### Collected data
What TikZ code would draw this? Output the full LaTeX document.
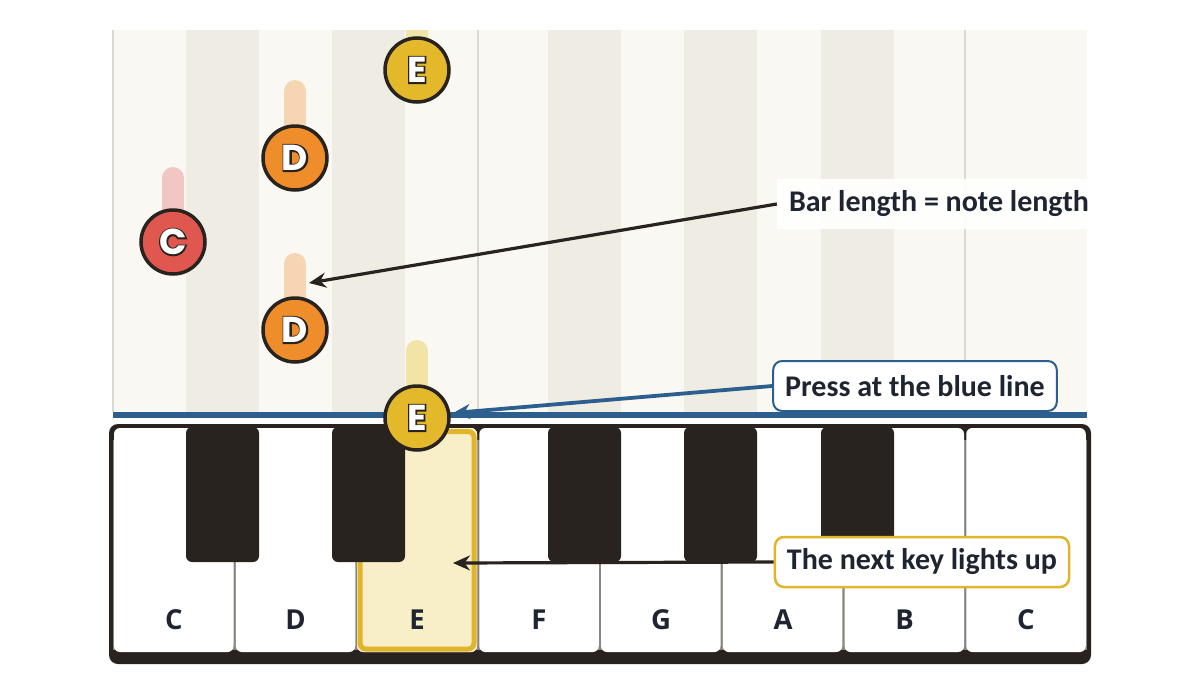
\documentclass[tikz,border=0pt]{standalone}
\usepackage{fontspec}
\setmainfont{Carlito}
\newfontfamily\notefont{Poppins}
\newfontfamily\notefontthick{Poppins}[FakeBold=8]
\newfontfamily\keyfont{Open Sans}
\usetikzlibrary{arrows.meta}
\definecolor{hwbg}{HTML}{FAF8F3}
\definecolor{stripe}{HTML}{EFECE4}
\definecolor{laneln}{HTML}{DDD9D0}
\definecolor{hitblue}{HTML}{2D5F8E}
\definecolor{nred}{HTML}{E0574F}
\definecolor{bred}{HTML}{F2C6C2}
\definecolor{norange}{HTML}{EF8D2A}
\definecolor{borange}{HTML}{F6D6B2}
\definecolor{nyellow}{HTML}{E3B82A}
\definecolor{byellow}{HTML}{F2E4A6}
\definecolor{inkdark}{HTML}{28231F}
\definecolor{litfill}{HTML}{F8EEC8}
\definecolor{gold}{HTML}{E0B52B}
\definecolor{txt}{HTML}{1E2430}
\definecolor{sepgrey}{HTML}{8B867F}
\tikzset{
  notecirc/.style={circle, draw=inkdark, line width=3.5pt, minimum size=64pt, inner sep=0pt},
  notebar/.style={line width=22pt, line cap=round},
  keylbl/.style={font=\keyfont\bfseries\fontsize{27.5}{27.5}\selectfont, text=txt},
  callout/.style={font=\bfseries\fontsize{30}{30}\selectfont, text=txt, fill=white, inner xsep=12pt, minimum height=50pt, rounded corners=9pt},
  arrowblack/.style={draw=inkdark, line width=3.2pt, -{Stealth[length=17pt,width=15pt]}},
  arrowblue/.style={draw=hitblue, line width=3.8pt, -{Stealth[length=17pt,width=15pt]}},
}
\newcommand{\olet}[1]{\fontsize{36}{36}\selectfont\makebox[0pt][c]{\notefontthick\bfseries\textcolor{inkdark}{#1}}\makebox[0pt][c]{\notefont\bfseries\textcolor{white}{#1}}}
\begin{document}
\begin{tikzpicture}[x=1pt,y=-1pt]
\useasboundingbox[fill=white] (0,0) rectangle (1200,699);
% note highway
\fill[hwbg] (113,30) rectangle (1087,412);
\foreach \a in {186,332,548,684,821} \fill[stripe] (\a,30) rectangle ++(73,382);
\foreach \a in {113,478,965} \draw[laneln, line width=1.2pt] (\a,30) -- (\a,412);
% bars (clipped to highway)
\begin{scope}
\clip (113,30) rectangle (1087,412);
\draw[notebar, bred] (173,178) -- (173,242);
\draw[notebar, borange] (295,91) -- (295,158);
\draw[notebar, byellow] (417,20) -- (417,70);
\draw[notebar, borange] (295,264) -- (295,330);
\draw[notebar, byellow] (417,351) -- (417,418);
\end{scope}
% keyboard
\fill[inkdark, rounded corners=9pt] (109,424) rectangle (1091,664);
\fill[sepgrey] (113,440) rectangle (1087,650);
\foreach \i in {0,...,7} {
  \fill[white, rounded corners=6pt] ({113+\i*121.75+1},428) rectangle ({113+\i*121.75+120.5},652);
}
\fill[litfill, rounded corners=6pt] (357,428) rectangle (477,652);
\draw[gold, line width=5pt, rounded corners=6pt] (360,431.5) rectangle (474,649);
\foreach \a in {186,332,548,684,821} \fill[inkdark, rounded corners=6pt] (\a,427) rectangle ++(73,135);
% key labels
\node[keylbl] (kc1) at (174,620) {C};
\node[keylbl] (kd) at (295.5,620) {D};
\node[keylbl] (ke) at (417,620) {E};
\node[keylbl] (kf) at (539,620) {F};
\node[keylbl] (kg) at (661,620) {G};
\node[keylbl] (ka) at (783,620) {A};
\node[keylbl] (kb) at (904.5,620) {B};
\node[keylbl] (kc2) at (1026,620) {C};
% hit line
\draw[hitblue, line width=6pt] (113,415) -- (1087,415);
% notes
\node[notecirc, fill=nred] (nc) at (173,242) {\olet{C}};
\node[notecirc, fill=norange] (nd1) at (295,158) {\olet{D}};
\node[notecirc, fill=nyellow] (ne1) at (417,70) {\olet{E}};
\node[notecirc, fill=norange] (nd2) at (295,330) {\olet{D}};
\node[notecirc, fill=nyellow] (ne2) at (417,418) {\olet{E}};
% callouts
\node[callout, fill opacity=0.9, text opacity=1, rounded corners=0pt] (cbar) at (939,204) {Bar length = note length};
\node[callout, draw=hitblue, line width=2pt] (cpress) at (915,386) {Press at the blue line};
\node[callout, draw=gold, line width=2.5pt] (cnext) at (922,562) {The next key lights up};
\coordinate (dbar) at (309,283);
\coordinate (hitpt) at (453,413);
\coordinate (litkey) at (453,563);
\draw[arrowblack] (cbar.west) -- (dbar);
\draw[arrowblue] (cpress.west) -- (hitpt);
\draw[arrowblack] (cnext.west) -- (litkey);
\end{tikzpicture}
\end{document}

### Task brief
Write out the whole listing again, exactly, with no pictures.

### Complete output
What TikZ code would draw this? Output the full LaTeX document.
\documentclass[tikz,border=0pt]{standalone}
\usepackage{fontspec}
\setmainfont{Carlito}
\newfontfamily\notefont{Poppins}
\newfontfamily\notefontthick{Poppins}[FakeBold=8]
\newfontfamily\keyfont{Open Sans}
\usetikzlibrary{arrows.meta}
\definecolor{hwbg}{HTML}{FAF8F3}
\definecolor{stripe}{HTML}{EFECE4}
\definecolor{laneln}{HTML}{DDD9D0}
\definecolor{hitblue}{HTML}{2D5F8E}
\definecolor{nred}{HTML}{E0574F}
\definecolor{bred}{HTML}{F2C6C2}
\definecolor{norange}{HTML}{EF8D2A}
\definecolor{borange}{HTML}{F6D6B2}
\definecolor{nyellow}{HTML}{E3B82A}
\definecolor{byellow}{HTML}{F2E4A6}
\definecolor{inkdark}{HTML}{28231F}
\definecolor{litfill}{HTML}{F8EEC8}
\definecolor{gold}{HTML}{E0B52B}
\definecolor{txt}{HTML}{1E2430}
\definecolor{sepgrey}{HTML}{8B867F}
\tikzset{
  notecirc/.style={circle, draw=inkdark, line width=3.5pt, minimum size=64pt, inner sep=0pt},
  notebar/.style={line width=22pt, line cap=round},
  keylbl/.style={font=\keyfont\bfseries\fontsize{27.5}{27.5}\selectfont, text=txt},
  callout/.style={font=\bfseries\fontsize{30}{30}\selectfont, text=txt, fill=white, inner xsep=12pt, minimum height=50pt, rounded corners=9pt},
  arrowblack/.style={draw=inkdark, line width=3.2pt, -{Stealth[length=17pt,width=15pt]}},
  arrowblue/.style={draw=hitblue, line width=3.8pt, -{Stealth[length=17pt,width=15pt]}},
}
\newcommand{\olet}[1]{\fontsize{36}{36}\selectfont\makebox[0pt][c]{\notefontthick\bfseries\textcolor{inkdark}{#1}}\makebox[0pt][c]{\notefont\bfseries\textcolor{white}{#1}}}
\begin{document}
\begin{tikzpicture}[x=1pt,y=-1pt]
\useasboundingbox[fill=white] (0,0) rectangle (1200,699);
% note highway
\fill[hwbg] (113,30) rectangle (1087,412);
\foreach \a in {186,332,548,684,821} \fill[stripe] (\a,30) rectangle ++(73,382);
\foreach \a in {113,478,965} \draw[laneln, line width=1.2pt] (\a,30) -- (\a,412);
% bars (clipped to highway)
\begin{scope}
\clip (113,30) rectangle (1087,412);
\draw[notebar, bred] (173,178) -- (173,242);
\draw[notebar, borange] (295,91) -- (295,158);
\draw[notebar, byellow] (417,20) -- (417,70);
\draw[notebar, borange] (295,264) -- (295,330);
\draw[notebar, byellow] (417,351) -- (417,418);
\end{scope}
% keyboard
\fill[inkdark, rounded corners=9pt] (109,424) rectangle (1091,664);
\fill[sepgrey] (113,440) rectangle (1087,650);
\foreach \i in {0,...,7} {
  \fill[white, rounded corners=6pt] ({113+\i*121.75+1},428) rectangle ({113+\i*121.75+120.5},652);
}
\fill[litfill, rounded corners=6pt] (357,428) rectangle (477,652);
\draw[gold, line width=5pt, rounded corners=6pt] (360,431.5) rectangle (474,649);
\foreach \a in {186,332,548,684,821} \fill[inkdark, rounded corners=6pt] (\a,427) rectangle ++(73,135);
% key labels
\node[keylbl] (kc1) at (174,620) {C};
\node[keylbl] (kd) at (295.5,620) {D};
\node[keylbl] (ke) at (417,620) {E};
\node[keylbl] (kf) at (539,620) {F};
\node[keylbl] (kg) at (661,620) {G};
\node[keylbl] (ka) at (783,620) {A};
\node[keylbl] (kb) at (904.5,620) {B};
\node[keylbl] (kc2) at (1026,620) {C};
% hit line
\draw[hitblue, line width=6pt] (113,415) -- (1087,415);
% notes
\node[notecirc, fill=nred] (nc) at (173,242) {\olet{C}};
\node[notecirc, fill=norange] (nd1) at (295,158) {\olet{D}};
\node[notecirc, fill=nyellow] (ne1) at (417,70) {\olet{E}};
\node[notecirc, fill=norange] (nd2) at (295,330) {\olet{D}};
\node[notecirc, fill=nyellow] (ne2) at (417,418) {\olet{E}};
% callouts
\node[callout, fill opacity=0.9, text opacity=1, rounded corners=0pt] (cbar) at (939,204) {Bar length = note length};
\node[callout, draw=hitblue, line width=2pt] (cpress) at (915,386) {Press at the blue line};
\node[callout, draw=gold, line width=2.5pt] (cnext) at (922,562) {The next key lights up};
\coordinate (dbar) at (309,283);
\coordinate (hitpt) at (453,413);
\coordinate (litkey) at (453,563);
\draw[arrowblack] (cbar.west) -- (dbar);
\draw[arrowblue] (cpress.west) -- (hitpt);
\draw[arrowblack] (cnext.west) -- (litkey);
\end{tikzpicture}
\end{document}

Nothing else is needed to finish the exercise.